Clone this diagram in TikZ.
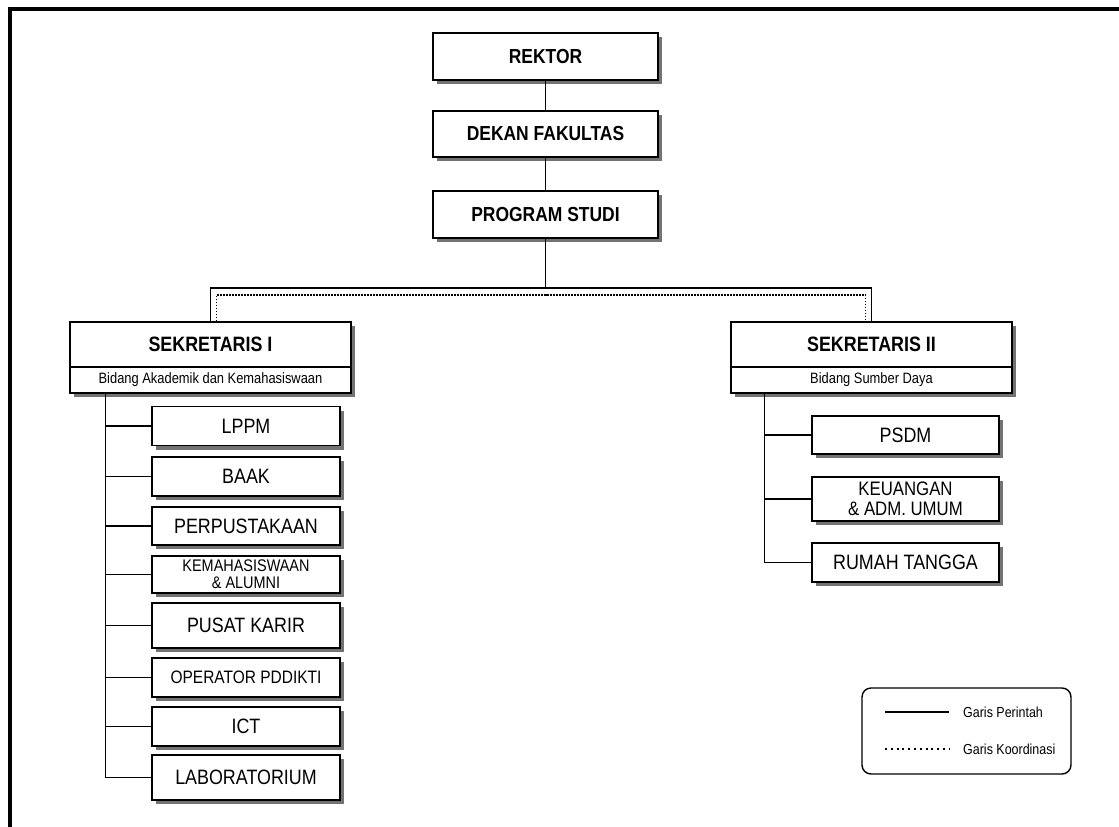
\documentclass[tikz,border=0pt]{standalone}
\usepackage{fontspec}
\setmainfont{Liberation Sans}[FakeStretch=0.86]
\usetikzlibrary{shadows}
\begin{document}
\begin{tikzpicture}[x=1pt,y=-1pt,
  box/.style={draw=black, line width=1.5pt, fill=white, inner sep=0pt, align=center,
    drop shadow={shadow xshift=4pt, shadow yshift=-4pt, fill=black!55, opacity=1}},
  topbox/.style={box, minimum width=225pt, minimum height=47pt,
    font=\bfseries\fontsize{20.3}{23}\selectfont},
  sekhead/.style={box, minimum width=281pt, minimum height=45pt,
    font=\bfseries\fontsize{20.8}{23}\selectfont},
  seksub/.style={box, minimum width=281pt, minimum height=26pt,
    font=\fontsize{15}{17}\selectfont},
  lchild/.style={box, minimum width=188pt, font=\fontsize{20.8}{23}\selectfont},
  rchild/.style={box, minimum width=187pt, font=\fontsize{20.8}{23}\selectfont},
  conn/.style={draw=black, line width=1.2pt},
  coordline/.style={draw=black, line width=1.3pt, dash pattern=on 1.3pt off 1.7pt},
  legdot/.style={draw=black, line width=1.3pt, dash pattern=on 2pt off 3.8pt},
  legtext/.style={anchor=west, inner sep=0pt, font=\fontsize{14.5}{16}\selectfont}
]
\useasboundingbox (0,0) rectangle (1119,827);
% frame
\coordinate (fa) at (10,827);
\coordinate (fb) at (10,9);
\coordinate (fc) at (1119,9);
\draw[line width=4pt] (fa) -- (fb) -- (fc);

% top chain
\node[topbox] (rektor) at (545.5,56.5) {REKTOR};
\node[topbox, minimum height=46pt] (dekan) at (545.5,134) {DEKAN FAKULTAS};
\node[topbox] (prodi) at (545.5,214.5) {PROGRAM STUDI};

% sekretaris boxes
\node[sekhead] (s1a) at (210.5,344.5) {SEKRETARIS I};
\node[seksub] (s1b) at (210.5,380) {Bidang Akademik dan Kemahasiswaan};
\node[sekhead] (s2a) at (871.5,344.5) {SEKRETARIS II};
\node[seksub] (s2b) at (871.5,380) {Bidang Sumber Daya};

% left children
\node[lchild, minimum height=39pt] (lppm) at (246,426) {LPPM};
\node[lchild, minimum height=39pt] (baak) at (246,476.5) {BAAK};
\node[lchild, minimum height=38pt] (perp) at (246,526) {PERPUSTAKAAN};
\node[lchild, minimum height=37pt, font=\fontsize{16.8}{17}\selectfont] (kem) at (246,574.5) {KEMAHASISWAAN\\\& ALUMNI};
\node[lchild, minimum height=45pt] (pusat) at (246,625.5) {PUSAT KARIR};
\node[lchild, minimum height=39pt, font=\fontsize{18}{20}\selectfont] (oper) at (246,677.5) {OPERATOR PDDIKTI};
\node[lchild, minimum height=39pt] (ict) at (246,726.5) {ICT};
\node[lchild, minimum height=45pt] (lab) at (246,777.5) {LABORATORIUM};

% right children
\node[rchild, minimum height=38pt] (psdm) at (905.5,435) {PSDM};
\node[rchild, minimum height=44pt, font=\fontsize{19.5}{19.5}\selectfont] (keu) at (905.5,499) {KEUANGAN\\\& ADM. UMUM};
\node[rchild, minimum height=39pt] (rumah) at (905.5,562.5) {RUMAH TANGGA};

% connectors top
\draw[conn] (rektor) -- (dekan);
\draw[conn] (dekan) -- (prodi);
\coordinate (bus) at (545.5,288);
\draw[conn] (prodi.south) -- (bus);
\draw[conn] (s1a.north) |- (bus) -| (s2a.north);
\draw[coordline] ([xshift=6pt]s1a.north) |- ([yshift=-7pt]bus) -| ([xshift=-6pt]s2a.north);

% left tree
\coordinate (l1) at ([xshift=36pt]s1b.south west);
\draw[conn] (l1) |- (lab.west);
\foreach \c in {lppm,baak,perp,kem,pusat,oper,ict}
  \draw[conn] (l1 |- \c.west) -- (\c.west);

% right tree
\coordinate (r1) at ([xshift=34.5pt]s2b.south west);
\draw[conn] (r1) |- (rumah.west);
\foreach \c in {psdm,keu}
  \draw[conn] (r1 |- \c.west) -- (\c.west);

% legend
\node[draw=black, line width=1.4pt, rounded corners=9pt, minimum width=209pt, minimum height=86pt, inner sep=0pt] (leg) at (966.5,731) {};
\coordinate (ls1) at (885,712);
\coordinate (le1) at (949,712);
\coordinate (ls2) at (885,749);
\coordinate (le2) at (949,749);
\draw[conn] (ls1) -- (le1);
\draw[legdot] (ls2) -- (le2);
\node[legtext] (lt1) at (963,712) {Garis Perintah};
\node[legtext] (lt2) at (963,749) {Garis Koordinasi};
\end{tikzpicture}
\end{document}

===============

TASK GOAL:
Set down the material exactly, every line of it, except for the pictures.

RESULT FOR THIS TASK:
Clone this diagram in TikZ.
\documentclass[tikz,border=0pt]{standalone}
\usepackage{fontspec}
\setmainfont{Liberation Sans}[FakeStretch=0.86]
\usetikzlibrary{shadows}
\begin{document}
\begin{tikzpicture}[x=1pt,y=-1pt,
  box/.style={draw=black, line width=1.5pt, fill=white, inner sep=0pt, align=center,
    drop shadow={shadow xshift=4pt, shadow yshift=-4pt, fill=black!55, opacity=1}},
  topbox/.style={box, minimum width=225pt, minimum height=47pt,
    font=\bfseries\fontsize{20.3}{23}\selectfont},
  sekhead/.style={box, minimum width=281pt, minimum height=45pt,
    font=\bfseries\fontsize{20.8}{23}\selectfont},
  seksub/.style={box, minimum width=281pt, minimum height=26pt,
    font=\fontsize{15}{17}\selectfont},
  lchild/.style={box, minimum width=188pt, font=\fontsize{20.8}{23}\selectfont},
  rchild/.style={box, minimum width=187pt, font=\fontsize{20.8}{23}\selectfont},
  conn/.style={draw=black, line width=1.2pt},
  coordline/.style={draw=black, line width=1.3pt, dash pattern=on 1.3pt off 1.7pt},
  legdot/.style={draw=black, line width=1.3pt, dash pattern=on 2pt off 3.8pt},
  legtext/.style={anchor=west, inner sep=0pt, font=\fontsize{14.5}{16}\selectfont}
]
\useasboundingbox (0,0) rectangle (1119,827);
% frame
\coordinate (fa) at (10,827);
\coordinate (fb) at (10,9);
\coordinate (fc) at (1119,9);
\draw[line width=4pt] (fa) -- (fb) -- (fc);

% top chain
\node[topbox] (rektor) at (545.5,56.5) {REKTOR};
\node[topbox, minimum height=46pt] (dekan) at (545.5,134) {DEKAN FAKULTAS};
\node[topbox] (prodi) at (545.5,214.5) {PROGRAM STUDI};

% sekretaris boxes
\node[sekhead] (s1a) at (210.5,344.5) {SEKRETARIS I};
\node[seksub] (s1b) at (210.5,380) {Bidang Akademik dan Kemahasiswaan};
\node[sekhead] (s2a) at (871.5,344.5) {SEKRETARIS II};
\node[seksub] (s2b) at (871.5,380) {Bidang Sumber Daya};

% left children
\node[lchild, minimum height=39pt] (lppm) at (246,426) {LPPM};
\node[lchild, minimum height=39pt] (baak) at (246,476.5) {BAAK};
\node[lchild, minimum height=38pt] (perp) at (246,526) {PERPUSTAKAAN};
\node[lchild, minimum height=37pt, font=\fontsize{16.8}{17}\selectfont] (kem) at (246,574.5) {KEMAHASISWAAN\\\& ALUMNI};
\node[lchild, minimum height=45pt] (pusat) at (246,625.5) {PUSAT KARIR};
\node[lchild, minimum height=39pt, font=\fontsize{18}{20}\selectfont] (oper) at (246,677.5) {OPERATOR PDDIKTI};
\node[lchild, minimum height=39pt] (ict) at (246,726.5) {ICT};
\node[lchild, minimum height=45pt] (lab) at (246,777.5) {LABORATORIUM};

% right children
\node[rchild, minimum height=38pt] (psdm) at (905.5,435) {PSDM};
\node[rchild, minimum height=44pt, font=\fontsize{19.5}{19.5}\selectfont] (keu) at (905.5,499) {KEUANGAN\\\& ADM. UMUM};
\node[rchild, minimum height=39pt] (rumah) at (905.5,562.5) {RUMAH TANGGA};

% connectors top
\draw[conn] (rektor) -- (dekan);
\draw[conn] (dekan) -- (prodi);
\coordinate (bus) at (545.5,288);
\draw[conn] (prodi.south) -- (bus);
\draw[conn] (s1a.north) |- (bus) -| (s2a.north);
\draw[coordline] ([xshift=6pt]s1a.north) |- ([yshift=-7pt]bus) -| ([xshift=-6pt]s2a.north);

% left tree
\coordinate (l1) at ([xshift=36pt]s1b.south west);
\draw[conn] (l1) |- (lab.west);
\foreach \c in {lppm,baak,perp,kem,pusat,oper,ict}
  \draw[conn] (l1 |- \c.west) -- (\c.west);

% right tree
\coordinate (r1) at ([xshift=34.5pt]s2b.south west);
\draw[conn] (r1) |- (rumah.west);
\foreach \c in {psdm,keu}
  \draw[conn] (r1 |- \c.west) -- (\c.west);

% legend
\node[draw=black, line width=1.4pt, rounded corners=9pt, minimum width=209pt, minimum height=86pt, inner sep=0pt] (leg) at (966.5,731) {};
\coordinate (ls1) at (885,712);
\coordinate (le1) at (949,712);
\coordinate (ls2) at (885,749);
\coordinate (le2) at (949,749);
\draw[conn] (ls1) -- (le1);
\draw[legdot] (ls2) -- (le2);
\node[legtext] (lt1) at (963,712) {Garis Perintah};
\node[legtext] (lt2) at (963,749) {Garis Koordinasi};
\end{tikzpicture}
\end{document}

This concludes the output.